> Brief: Will you output the lines between the ones holding "Write the React, TypeScript" and "import * as", inclusive, exactly as they stand, and only those lines, with the pictures left out?

* * * * * * * * *

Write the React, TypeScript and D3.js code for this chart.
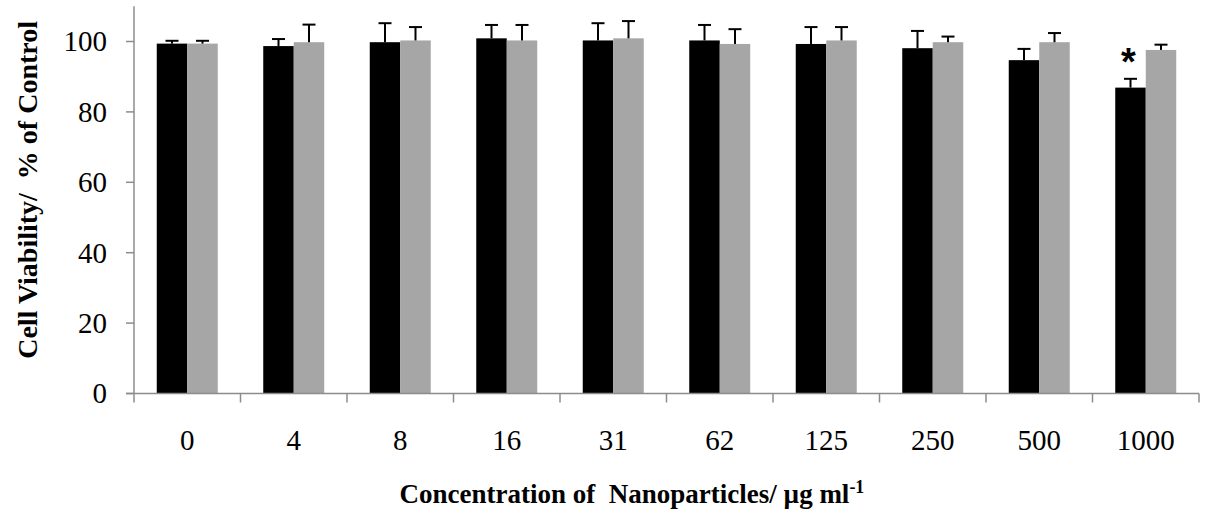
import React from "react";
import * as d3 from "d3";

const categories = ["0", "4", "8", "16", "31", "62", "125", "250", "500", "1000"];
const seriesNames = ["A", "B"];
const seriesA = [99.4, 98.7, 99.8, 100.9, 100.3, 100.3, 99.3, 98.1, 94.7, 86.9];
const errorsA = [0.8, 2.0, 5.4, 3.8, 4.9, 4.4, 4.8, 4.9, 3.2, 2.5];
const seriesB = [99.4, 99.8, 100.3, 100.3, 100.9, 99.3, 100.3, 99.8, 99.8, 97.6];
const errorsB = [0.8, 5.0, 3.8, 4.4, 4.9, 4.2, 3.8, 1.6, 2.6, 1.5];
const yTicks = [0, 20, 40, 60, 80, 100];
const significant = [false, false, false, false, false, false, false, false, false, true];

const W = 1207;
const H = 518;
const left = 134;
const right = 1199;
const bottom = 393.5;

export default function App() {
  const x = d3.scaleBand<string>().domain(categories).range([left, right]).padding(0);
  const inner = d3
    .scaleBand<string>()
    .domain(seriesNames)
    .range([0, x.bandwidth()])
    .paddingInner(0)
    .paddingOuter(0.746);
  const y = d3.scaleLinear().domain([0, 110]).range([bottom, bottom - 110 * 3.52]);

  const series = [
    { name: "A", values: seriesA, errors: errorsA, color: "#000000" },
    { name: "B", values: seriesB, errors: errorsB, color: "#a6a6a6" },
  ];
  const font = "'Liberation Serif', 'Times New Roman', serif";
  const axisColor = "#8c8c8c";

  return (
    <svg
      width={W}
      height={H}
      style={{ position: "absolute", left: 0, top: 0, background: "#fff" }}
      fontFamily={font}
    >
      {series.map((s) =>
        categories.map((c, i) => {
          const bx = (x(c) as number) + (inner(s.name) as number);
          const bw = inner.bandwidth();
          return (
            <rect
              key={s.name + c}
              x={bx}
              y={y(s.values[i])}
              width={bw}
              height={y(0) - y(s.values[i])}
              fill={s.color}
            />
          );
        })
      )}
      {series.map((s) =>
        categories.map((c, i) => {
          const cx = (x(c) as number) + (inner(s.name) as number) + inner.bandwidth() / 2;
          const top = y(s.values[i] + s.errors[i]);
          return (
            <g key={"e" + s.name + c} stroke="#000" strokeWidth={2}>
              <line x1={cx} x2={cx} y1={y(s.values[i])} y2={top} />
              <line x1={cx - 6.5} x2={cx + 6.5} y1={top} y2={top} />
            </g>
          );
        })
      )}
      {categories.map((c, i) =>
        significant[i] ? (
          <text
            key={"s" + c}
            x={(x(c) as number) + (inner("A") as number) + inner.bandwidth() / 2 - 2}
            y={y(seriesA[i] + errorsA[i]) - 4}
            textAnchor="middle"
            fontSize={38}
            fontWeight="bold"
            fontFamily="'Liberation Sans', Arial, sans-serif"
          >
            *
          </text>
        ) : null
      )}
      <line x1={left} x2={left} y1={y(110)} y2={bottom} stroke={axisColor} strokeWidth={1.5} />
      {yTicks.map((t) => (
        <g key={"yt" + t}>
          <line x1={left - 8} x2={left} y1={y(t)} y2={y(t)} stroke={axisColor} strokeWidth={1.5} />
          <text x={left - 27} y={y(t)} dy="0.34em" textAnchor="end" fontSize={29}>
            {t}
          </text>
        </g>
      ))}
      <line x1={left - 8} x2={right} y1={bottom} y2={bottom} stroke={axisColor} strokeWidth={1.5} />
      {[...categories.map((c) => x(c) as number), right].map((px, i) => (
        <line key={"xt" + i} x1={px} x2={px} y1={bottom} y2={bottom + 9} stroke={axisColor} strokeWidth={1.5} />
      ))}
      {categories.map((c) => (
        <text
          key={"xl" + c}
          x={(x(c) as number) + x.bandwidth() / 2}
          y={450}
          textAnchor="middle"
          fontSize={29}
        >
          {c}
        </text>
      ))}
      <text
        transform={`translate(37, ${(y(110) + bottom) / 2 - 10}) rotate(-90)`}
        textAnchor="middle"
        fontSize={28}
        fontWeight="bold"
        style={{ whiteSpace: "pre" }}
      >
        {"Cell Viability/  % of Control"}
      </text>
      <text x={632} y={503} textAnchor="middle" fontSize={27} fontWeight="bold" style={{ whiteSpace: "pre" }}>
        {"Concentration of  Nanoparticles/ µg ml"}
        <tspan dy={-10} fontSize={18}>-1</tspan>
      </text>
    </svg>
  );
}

* * * * * * * * *

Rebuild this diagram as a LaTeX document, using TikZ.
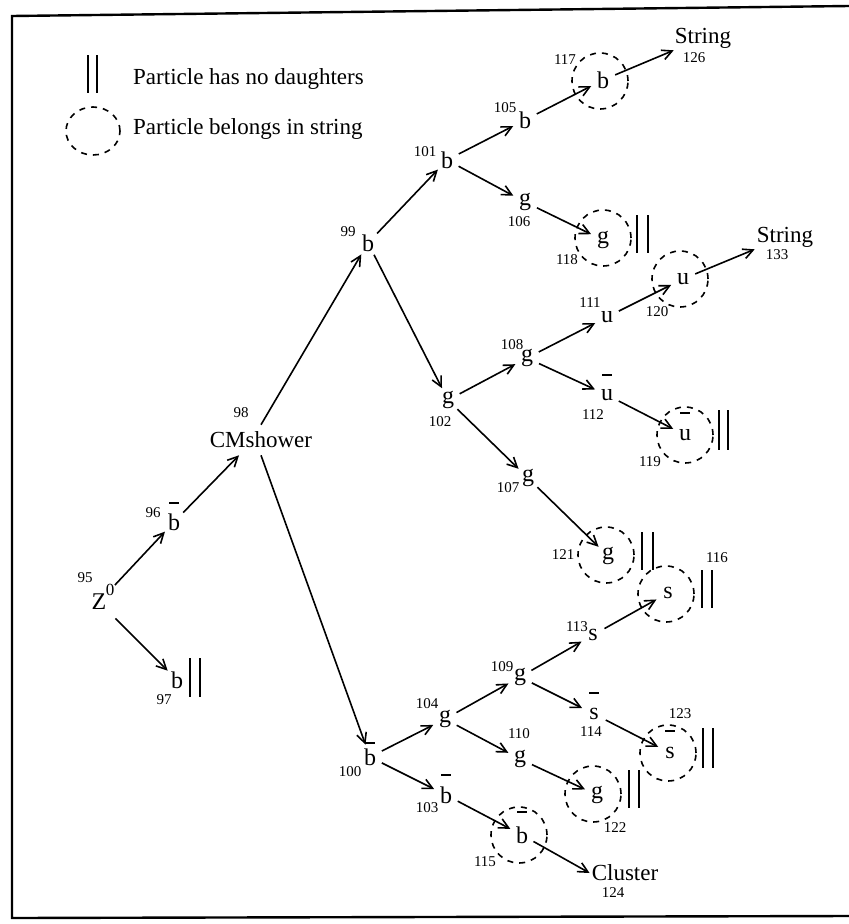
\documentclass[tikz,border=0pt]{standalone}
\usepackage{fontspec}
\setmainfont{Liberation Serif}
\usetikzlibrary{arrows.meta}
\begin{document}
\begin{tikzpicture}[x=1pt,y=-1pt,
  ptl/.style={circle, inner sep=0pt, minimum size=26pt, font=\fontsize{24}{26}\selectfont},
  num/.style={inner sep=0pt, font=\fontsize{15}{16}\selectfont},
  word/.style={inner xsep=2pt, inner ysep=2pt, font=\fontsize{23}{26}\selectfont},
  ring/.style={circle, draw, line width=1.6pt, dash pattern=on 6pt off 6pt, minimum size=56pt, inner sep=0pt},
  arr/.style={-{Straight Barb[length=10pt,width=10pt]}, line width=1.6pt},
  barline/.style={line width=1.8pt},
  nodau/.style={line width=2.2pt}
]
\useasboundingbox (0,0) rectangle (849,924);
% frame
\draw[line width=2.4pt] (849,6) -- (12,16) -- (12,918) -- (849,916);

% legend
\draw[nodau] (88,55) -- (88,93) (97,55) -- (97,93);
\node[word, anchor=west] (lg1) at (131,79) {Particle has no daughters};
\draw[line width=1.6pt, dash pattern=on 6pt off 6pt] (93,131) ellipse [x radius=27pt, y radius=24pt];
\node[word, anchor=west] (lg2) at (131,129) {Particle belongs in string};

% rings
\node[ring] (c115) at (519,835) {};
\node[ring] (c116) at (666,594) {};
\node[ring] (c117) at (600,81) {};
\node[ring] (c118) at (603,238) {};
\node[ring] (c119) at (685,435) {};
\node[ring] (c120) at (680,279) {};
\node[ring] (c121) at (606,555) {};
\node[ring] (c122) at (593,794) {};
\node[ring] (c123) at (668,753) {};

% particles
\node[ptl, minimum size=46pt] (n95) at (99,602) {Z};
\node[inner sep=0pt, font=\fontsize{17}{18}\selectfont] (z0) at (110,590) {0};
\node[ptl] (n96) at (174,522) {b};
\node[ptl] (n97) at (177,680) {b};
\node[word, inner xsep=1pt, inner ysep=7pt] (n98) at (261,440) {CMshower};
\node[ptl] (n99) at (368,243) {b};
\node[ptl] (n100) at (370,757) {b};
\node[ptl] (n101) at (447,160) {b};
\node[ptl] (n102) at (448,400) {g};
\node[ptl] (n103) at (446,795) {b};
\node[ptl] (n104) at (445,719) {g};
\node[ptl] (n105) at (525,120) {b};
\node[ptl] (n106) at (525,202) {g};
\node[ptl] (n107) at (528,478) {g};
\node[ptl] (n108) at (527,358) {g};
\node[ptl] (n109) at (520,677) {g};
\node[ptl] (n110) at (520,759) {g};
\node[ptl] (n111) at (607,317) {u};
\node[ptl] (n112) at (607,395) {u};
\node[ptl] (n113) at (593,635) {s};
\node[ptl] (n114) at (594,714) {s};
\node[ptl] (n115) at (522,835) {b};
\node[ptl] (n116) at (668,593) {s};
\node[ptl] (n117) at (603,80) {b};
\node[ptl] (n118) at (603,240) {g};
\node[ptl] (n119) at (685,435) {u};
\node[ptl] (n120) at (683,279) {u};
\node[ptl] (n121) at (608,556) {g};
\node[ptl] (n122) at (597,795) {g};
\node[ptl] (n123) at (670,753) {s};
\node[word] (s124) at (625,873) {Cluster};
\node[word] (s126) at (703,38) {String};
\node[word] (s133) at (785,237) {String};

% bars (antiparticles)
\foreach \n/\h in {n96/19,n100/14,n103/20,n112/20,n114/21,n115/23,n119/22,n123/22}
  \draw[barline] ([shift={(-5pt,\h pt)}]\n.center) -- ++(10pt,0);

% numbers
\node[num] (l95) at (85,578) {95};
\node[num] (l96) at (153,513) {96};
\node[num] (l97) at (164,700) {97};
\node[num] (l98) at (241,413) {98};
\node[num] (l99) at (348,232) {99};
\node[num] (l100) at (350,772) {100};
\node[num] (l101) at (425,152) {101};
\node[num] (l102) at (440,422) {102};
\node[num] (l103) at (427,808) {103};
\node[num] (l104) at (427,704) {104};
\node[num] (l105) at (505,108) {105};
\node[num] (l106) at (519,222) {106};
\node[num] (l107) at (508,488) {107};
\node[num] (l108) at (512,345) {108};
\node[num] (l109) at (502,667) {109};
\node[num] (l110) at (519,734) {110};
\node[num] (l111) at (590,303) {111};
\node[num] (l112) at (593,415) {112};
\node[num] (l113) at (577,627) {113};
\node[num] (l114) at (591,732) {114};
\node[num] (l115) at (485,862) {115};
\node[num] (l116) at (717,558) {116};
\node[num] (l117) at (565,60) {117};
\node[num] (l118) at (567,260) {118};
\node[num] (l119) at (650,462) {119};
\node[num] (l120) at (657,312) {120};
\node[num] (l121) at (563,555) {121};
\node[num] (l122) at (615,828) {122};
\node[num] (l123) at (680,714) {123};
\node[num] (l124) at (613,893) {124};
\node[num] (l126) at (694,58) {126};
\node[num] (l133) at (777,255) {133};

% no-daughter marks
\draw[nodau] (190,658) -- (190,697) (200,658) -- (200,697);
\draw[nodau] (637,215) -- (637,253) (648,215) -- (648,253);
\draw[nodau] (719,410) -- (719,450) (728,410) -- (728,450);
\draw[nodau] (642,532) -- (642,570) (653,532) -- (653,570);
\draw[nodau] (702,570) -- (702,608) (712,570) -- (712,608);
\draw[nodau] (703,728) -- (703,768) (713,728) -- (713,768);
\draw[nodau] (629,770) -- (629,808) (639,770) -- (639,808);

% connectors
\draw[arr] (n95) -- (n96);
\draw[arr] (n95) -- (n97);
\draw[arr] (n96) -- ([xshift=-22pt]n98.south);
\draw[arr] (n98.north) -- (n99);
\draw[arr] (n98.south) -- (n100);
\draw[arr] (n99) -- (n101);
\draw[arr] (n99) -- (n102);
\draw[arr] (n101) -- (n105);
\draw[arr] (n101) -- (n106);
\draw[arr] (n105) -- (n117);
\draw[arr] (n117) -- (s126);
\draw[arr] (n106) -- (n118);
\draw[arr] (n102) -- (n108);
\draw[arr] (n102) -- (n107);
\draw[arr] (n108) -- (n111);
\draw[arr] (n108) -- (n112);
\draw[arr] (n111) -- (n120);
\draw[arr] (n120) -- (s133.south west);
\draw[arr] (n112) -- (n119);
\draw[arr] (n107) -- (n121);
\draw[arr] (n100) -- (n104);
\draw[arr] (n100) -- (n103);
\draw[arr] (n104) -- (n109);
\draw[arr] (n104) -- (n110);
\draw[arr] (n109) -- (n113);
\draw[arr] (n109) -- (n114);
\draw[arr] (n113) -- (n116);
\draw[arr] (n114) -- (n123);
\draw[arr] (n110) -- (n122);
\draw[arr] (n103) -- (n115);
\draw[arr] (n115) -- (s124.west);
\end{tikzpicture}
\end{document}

* * * * * * * * *

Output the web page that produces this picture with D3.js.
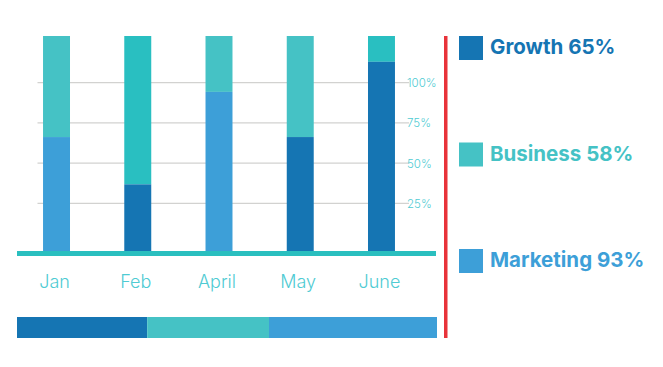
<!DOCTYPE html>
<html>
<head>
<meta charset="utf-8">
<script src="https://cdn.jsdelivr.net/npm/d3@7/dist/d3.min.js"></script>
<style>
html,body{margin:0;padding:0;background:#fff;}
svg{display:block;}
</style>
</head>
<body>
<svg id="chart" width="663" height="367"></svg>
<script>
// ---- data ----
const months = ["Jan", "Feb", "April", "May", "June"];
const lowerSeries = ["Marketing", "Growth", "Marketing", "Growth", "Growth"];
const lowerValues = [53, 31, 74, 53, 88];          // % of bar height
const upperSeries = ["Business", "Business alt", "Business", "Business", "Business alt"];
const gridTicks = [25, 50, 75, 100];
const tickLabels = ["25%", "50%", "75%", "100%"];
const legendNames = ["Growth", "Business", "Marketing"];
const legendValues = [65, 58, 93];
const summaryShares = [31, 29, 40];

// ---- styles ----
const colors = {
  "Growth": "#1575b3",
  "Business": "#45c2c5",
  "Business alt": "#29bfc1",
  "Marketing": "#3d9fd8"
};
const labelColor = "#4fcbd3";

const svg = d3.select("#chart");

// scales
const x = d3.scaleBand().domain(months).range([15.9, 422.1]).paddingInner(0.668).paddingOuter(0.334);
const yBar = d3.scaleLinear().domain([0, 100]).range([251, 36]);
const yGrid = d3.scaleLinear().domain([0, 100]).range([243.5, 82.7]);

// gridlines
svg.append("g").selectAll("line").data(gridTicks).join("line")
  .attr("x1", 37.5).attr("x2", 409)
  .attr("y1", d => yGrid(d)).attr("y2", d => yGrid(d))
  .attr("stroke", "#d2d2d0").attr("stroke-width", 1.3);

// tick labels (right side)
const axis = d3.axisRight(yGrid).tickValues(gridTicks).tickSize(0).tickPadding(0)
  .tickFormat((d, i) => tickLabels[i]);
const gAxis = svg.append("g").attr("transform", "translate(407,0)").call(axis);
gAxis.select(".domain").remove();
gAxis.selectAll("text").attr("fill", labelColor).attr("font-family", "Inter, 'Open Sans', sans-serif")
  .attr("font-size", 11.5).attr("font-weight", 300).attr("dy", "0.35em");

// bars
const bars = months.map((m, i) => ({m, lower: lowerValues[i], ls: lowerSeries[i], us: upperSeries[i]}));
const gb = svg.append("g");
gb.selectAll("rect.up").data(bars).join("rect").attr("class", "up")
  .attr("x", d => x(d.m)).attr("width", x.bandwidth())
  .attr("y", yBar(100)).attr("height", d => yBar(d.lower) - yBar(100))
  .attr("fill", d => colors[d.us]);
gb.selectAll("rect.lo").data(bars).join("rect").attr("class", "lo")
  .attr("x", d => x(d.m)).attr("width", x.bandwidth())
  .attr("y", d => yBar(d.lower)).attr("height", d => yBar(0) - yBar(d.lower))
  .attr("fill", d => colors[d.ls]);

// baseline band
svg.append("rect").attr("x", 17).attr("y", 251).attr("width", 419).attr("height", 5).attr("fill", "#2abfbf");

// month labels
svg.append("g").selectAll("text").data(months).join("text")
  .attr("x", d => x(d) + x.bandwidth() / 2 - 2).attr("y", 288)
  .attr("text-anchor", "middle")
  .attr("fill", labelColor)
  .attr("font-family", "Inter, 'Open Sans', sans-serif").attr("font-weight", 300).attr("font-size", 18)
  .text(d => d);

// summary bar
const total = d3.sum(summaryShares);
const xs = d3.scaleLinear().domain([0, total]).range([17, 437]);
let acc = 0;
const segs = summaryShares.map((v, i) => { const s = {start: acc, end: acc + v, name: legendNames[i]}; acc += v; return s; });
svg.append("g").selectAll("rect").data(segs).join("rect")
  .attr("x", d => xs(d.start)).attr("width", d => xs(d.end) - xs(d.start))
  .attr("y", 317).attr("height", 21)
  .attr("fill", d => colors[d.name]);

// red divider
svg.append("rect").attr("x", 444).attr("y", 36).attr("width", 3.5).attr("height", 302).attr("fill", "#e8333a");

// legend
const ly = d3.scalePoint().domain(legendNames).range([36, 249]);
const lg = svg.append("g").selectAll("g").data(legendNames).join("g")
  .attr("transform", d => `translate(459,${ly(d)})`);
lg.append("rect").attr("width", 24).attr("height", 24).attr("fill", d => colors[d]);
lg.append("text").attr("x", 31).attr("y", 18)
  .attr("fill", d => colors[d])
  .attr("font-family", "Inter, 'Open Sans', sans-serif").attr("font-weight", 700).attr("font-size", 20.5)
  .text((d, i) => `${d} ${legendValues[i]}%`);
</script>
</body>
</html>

* * * * * * * * *

> Full response:
Write the React, TypeScript and D3.js code for this chart.
import React from "react";
import * as d3 from "d3";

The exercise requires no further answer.